**MATERIAL:**
◇ ◇ ◇ ◇ ◇

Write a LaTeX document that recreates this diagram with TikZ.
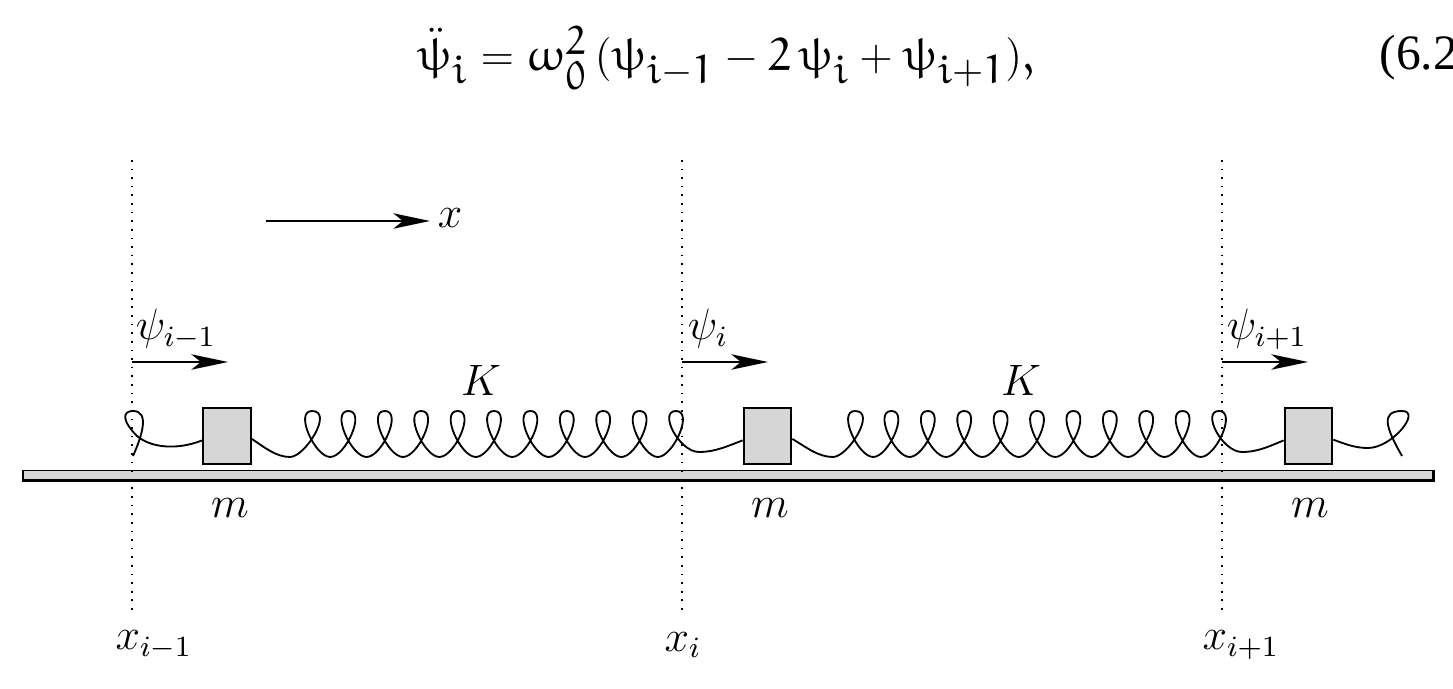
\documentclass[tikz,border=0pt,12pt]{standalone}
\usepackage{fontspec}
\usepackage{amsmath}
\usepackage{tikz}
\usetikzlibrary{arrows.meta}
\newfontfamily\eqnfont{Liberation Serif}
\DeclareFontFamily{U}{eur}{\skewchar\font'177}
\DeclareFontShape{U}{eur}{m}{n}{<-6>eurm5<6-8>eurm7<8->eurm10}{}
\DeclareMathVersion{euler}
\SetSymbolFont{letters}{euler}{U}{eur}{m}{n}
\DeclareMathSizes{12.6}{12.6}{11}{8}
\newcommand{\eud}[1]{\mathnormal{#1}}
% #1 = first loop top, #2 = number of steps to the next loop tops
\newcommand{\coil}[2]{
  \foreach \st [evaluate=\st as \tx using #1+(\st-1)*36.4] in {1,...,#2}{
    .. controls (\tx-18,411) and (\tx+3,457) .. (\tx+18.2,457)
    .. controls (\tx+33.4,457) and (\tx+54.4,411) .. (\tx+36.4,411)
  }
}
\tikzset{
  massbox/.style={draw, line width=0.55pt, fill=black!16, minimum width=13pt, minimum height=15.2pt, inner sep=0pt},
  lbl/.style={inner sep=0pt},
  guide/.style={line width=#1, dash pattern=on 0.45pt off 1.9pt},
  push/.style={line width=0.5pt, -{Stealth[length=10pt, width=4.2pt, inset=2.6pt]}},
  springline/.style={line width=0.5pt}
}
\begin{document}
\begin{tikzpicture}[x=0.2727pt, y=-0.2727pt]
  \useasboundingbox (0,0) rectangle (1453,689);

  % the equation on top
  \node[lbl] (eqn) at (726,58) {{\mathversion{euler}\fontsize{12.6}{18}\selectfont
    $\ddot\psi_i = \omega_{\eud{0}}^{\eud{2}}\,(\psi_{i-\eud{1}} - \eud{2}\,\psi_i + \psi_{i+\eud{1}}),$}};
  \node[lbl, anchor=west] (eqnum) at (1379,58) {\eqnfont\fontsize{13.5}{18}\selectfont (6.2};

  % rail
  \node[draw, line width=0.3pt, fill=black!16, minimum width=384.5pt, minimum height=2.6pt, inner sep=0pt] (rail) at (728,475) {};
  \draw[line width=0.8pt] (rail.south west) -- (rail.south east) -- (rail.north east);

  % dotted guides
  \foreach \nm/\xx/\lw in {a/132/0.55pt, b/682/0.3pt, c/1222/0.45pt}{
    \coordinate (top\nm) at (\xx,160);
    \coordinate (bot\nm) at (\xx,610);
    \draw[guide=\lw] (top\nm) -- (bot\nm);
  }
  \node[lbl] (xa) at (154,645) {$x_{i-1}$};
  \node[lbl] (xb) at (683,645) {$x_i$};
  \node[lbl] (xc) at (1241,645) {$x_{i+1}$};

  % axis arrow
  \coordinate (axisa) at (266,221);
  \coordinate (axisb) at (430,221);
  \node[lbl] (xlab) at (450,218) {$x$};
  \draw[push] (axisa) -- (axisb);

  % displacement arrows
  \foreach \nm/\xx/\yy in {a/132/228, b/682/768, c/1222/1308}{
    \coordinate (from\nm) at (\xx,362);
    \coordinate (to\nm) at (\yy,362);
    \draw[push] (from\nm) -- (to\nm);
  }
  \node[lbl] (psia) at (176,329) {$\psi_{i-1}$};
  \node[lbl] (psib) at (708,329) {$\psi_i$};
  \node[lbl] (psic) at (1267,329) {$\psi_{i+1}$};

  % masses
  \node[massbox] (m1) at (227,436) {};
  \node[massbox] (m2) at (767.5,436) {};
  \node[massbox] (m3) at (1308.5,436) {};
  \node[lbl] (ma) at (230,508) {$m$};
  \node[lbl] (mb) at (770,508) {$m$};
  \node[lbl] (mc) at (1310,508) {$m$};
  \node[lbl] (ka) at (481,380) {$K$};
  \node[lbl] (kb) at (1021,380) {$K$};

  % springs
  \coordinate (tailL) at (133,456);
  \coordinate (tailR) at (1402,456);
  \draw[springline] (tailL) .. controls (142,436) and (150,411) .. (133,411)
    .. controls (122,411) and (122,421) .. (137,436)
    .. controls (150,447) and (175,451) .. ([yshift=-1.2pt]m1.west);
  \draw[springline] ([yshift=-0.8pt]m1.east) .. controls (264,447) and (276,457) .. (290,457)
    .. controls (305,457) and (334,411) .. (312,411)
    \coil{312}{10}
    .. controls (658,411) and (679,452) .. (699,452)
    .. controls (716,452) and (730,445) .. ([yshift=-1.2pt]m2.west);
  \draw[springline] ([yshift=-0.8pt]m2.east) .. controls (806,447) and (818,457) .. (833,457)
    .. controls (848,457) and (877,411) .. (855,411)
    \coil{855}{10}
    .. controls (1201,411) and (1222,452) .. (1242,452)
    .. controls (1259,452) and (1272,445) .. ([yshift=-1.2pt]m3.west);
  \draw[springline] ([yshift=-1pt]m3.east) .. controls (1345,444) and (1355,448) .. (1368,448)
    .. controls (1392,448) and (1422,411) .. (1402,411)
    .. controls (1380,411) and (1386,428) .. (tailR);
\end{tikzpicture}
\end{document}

◇ ◇ ◇ ◇ ◇

**YOUR INSTRUCTIONS:** Output exactly the span of lines from the top of the listing through the line holding "anchor=west] (eqnum) at", and leave every picture out.

**TASK RESULT:**
Write a LaTeX document that recreates this diagram with TikZ.
\documentclass[tikz,border=0pt,12pt]{standalone}
\usepackage{fontspec}
\usepackage{amsmath}
\usepackage{tikz}
\usetikzlibrary{arrows.meta}
\newfontfamily\eqnfont{Liberation Serif}
\DeclareFontFamily{U}{eur}{\skewchar\font'177}
\DeclareFontShape{U}{eur}{m}{n}{<-6>eurm5<6-8>eurm7<8->eurm10}{}
\DeclareMathVersion{euler}
\SetSymbolFont{letters}{euler}{U}{eur}{m}{n}
\DeclareMathSizes{12.6}{12.6}{11}{8}
\newcommand{\eud}[1]{\mathnormal{#1}}
% #1 = first loop top, #2 = number of steps to the next loop tops
\newcommand{\coil}[2]{
  \foreach \st [evaluate=\st as \tx using #1+(\st-1)*36.4] in {1,...,#2}{
    .. controls (\tx-18,411) and (\tx+3,457) .. (\tx+18.2,457)
    .. controls (\tx+33.4,457) and (\tx+54.4,411) .. (\tx+36.4,411)
  }
}
\tikzset{
  massbox/.style={draw, line width=0.55pt, fill=black!16, minimum width=13pt, minimum height=15.2pt, inner sep=0pt},
  lbl/.style={inner sep=0pt},
  guide/.style={line width=#1, dash pattern=on 0.45pt off 1.9pt},
  push/.style={line width=0.5pt, -{Stealth[length=10pt, width=4.2pt, inset=2.6pt]}},
  springline/.style={line width=0.5pt}
}
\begin{document}
\begin{tikzpicture}[x=0.2727pt, y=-0.2727pt]
  \useasboundingbox (0,0) rectangle (1453,689);

  % the equation on top
  \node[lbl] (eqn) at (726,58) {{\mathversion{euler}\fontsize{12.6}{18}\selectfont
    $\ddot\psi_i = \omega_{\eud{0}}^{\eud{2}}\,(\psi_{i-\eud{1}} - \eud{2}\,\psi_i + \psi_{i+\eud{1}}),$}};
  \node[lbl, anchor=west] (eqnum) at (1379,58) {\eqnfont\fontsize{13.5}{18}\selectfont (6.2};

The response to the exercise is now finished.